[start of COLLECTED MATERIAL]

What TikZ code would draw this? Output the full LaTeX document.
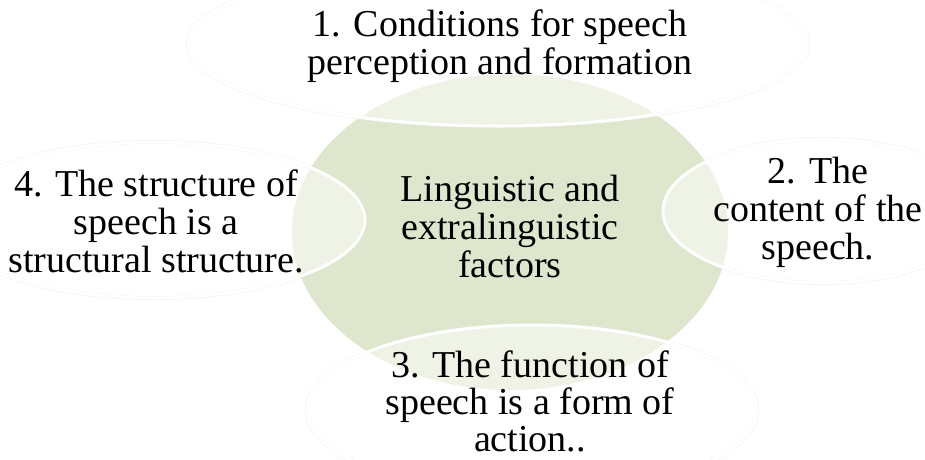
\documentclass[tikz,border=0pt]{standalone}
\usepackage{fontspec}
\setmainfont{Liberation Serif}
\definecolor{hubgreen}{RGB}{222,231,205}
\definecolor{ringgray}{RGB}{240,240,240}
\begin{document}
\begin{tikzpicture}[x=1pt,y=-1pt,
  ring/.style={draw=ringgray,line width=4pt},
  sat/.style={fill=white,fill opacity=0.5,draw=white,draw opacity=1,line width=3pt},
  lbl/.style={align=center,font=\fontsize{38}{38}\selectfont,inner sep=0pt,text=black}]
\fill[white] (0,0) rectangle (925,459);
\useasboundingbox (0,0) rectangle (925,459);
% faint outer rings of the satellites
\draw[ring] (498,44) ellipse [x radius=310pt,y radius=82pt];
\draw[ring] (822,211) ellipse [x radius=159pt,y radius=72pt];
\draw[ring] (532,410) ellipse [x radius=225pt,y radius=85pt];
\draw[ring] (154,220) ellipse [x radius=211pt,y radius=78pt];
% central hub
\fill[hubgreen] (510,232) ellipse [x radius=218pt,y radius=158pt];
% satellites
\path[sat] (498,44) ellipse [x radius=310pt,y radius=82pt];
\path[sat] (822,211) ellipse [x radius=159pt,y radius=72pt];
\path[sat] (532,410) ellipse [x radius=225pt,y radius=85pt];
\path[sat] (154,220) ellipse [x radius=211pt,y radius=78pt];
% texts
\node[lbl] (hub) at (510,226) {Linguistic and\\extralinguistic\\factors};
\node[lbl] (s1) at (500,46) {1. Conditions for speech\\perception and formation};
\node[lbl] (s2) at (818,212) {2. The\\content of the\\speech.};
\node[lbl,font=\fontsize{38}{37}\selectfont] (s3) at (530,401) {3. The function of\\speech is a form of\\action..};
\node[lbl] (s4) at (156,221) {4. The structure of\\speech is a\\structural structure.};
\end{tikzpicture}
\end{document}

[end of COLLECTED MATERIAL]

AIM:
Extract, from the material above, each line holding the word "draw".

EXPECTED ANSWER:
What TikZ code would draw this? Output the full LaTeX document.
  ring/.style={draw=ringgray,line width=4pt},
  sat/.style={fill=white,fill opacity=0.5,draw=white,draw opacity=1,line width=3pt},
\draw[ring] (498,44) ellipse [x radius=310pt,y radius=82pt];
\draw[ring] (822,211) ellipse [x radius=159pt,y radius=72pt];
\draw[ring] (532,410) ellipse [x radius=225pt,y radius=85pt];
\draw[ring] (154,220) ellipse [x radius=211pt,y radius=78pt];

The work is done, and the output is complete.